WASHINGTON, Oct. 25
12 hours and 1,759 phone calls and e-mail messages later, no other news organization in America has matched the New York Times' historic lede: "I. Lewis Libby Jr., Vice President Dick Cheney's chief of staff, first learned about the C.I.A. officer at the heart of the leak investigation in a conversation with Mr. Cheney weeks before her identity became public in 2003, lawyers involved in the case said Monday." LINK
12 hours and 1,759 phone calls and e-mail messages later, no one has said the story is wrong. 12 hours and 1,759 phone calls and e-mail messages later, no one has figured out if the Times' source was Libby's lawyer, someone within Fitzgerald's office, someone within Cheney's operation, or Cheney's lawyer. (Or someone else.)
(Although we would Note that there is no mention of Cheney's lawyer, Terrence O'Donnell of Williams and Connolly in the Times story. ABC News has been told that Mr. O'Donnell is out of the country currently. Could the Times really not have tried to reach Mr. Cheney's lawyer or not Note that they did try? Any Note reader not familiar with Williams and Connolly's fabled history of last-minute strategic leaking to one single news organization on behalf of political clients needs to spend the day on Nexis.)
(On the other hand, the Gang of 500 is very focused on the specificity of what Libby lawyer Tate would not comment on within the Times story. Some see it as quite different from the usual construction that "he could not be reached" or "would not comment." But the Times story says, "...Mr. Libby's lawyer, Joseph Tate, would not comment on Mr. Libby's legal status." (Italics added by a over-excited Googling monkey.) For some, that makes Tate, quite simply, the Gang's number one suspect.)

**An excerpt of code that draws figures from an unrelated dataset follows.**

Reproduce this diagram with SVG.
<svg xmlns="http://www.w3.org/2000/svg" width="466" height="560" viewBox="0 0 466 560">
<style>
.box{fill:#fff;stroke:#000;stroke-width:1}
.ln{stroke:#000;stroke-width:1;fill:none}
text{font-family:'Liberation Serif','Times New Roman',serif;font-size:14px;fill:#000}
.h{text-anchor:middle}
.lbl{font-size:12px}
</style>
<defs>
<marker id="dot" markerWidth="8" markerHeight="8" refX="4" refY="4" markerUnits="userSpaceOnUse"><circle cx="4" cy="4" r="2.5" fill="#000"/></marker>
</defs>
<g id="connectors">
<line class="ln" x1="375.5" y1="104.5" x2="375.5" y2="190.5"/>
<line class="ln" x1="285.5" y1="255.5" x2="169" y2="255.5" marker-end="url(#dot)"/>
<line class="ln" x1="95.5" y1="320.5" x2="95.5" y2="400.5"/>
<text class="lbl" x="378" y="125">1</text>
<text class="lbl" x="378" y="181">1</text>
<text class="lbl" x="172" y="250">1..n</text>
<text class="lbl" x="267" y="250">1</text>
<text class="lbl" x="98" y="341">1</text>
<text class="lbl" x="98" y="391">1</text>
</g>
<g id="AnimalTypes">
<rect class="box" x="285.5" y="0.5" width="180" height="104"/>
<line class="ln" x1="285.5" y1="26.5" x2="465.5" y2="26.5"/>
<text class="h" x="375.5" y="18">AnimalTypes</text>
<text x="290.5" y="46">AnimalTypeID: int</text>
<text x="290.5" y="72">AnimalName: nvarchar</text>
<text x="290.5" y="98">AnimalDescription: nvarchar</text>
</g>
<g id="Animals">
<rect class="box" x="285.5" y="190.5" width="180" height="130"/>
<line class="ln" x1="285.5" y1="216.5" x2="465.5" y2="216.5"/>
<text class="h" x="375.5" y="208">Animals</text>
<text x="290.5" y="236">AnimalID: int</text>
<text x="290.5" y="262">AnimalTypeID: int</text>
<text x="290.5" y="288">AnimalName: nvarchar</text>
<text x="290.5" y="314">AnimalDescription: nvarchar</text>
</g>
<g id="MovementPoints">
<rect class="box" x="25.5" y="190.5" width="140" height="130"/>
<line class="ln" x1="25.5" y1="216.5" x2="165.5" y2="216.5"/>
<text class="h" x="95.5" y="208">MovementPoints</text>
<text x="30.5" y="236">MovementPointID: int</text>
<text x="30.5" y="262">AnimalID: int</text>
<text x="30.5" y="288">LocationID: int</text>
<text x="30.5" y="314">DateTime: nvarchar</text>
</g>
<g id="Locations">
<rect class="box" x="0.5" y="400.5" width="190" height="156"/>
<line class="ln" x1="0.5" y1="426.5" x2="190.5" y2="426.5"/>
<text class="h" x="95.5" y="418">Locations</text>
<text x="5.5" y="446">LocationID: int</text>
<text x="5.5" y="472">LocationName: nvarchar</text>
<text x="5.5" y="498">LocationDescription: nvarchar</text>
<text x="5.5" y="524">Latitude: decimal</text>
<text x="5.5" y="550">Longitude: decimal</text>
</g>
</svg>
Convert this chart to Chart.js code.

12 hours and 1,759 phone calls and e-mail messages later, no one has figured out definitively what motive the Times source(s) had in giving them the story.
(Although the Gang of 500 has guesses.)
(Libby's lawyer: get it out pre-indictment to soften the blow and try to protect the boss -- although if that was the goal, it doesn't seem to have worked.)
(Someone within Fitzgerald's office: a dissident trying to force a reluctant Fitzgerald into an indictment or a cheerleader trying to build a pre-indictment frenzy.)
(Someone within Cheney's operation: a dissident trying to force a reluctant Fitzgerald into an indictment or a protector trying to shield the boss --although if that was the goal, it doesn't seem to have worked, for now.)
(Cheney's lawyer: get it out pre-indictment to isolate the cancer and throw Scooter from the scooter.)
12 hours and 1,759 phone calls and e-mail messages later, no one has figured out the cosmic significance of Johnston-Stevenson-Jehl byline.
"Notes of the previously undisclosed conversation between Mr. Libby and Mr. Cheney on June 12, 2003, appear to differ from Mr. Libby's testimony to a federal grand jury that he initially learned about the C.I.A. officer, Valerie Wilson, from journalists, the lawyers said."
"The notes (sic), taken by Mr. Libby during the conversation, for the first time place Mr. Cheney in the middle of an effort by the White House to learn about Ms. Wilson's husband, Joseph C. Wilson IV, who was questioning the administration's handling of intelligence about Iraq's nuclear program to justify the war."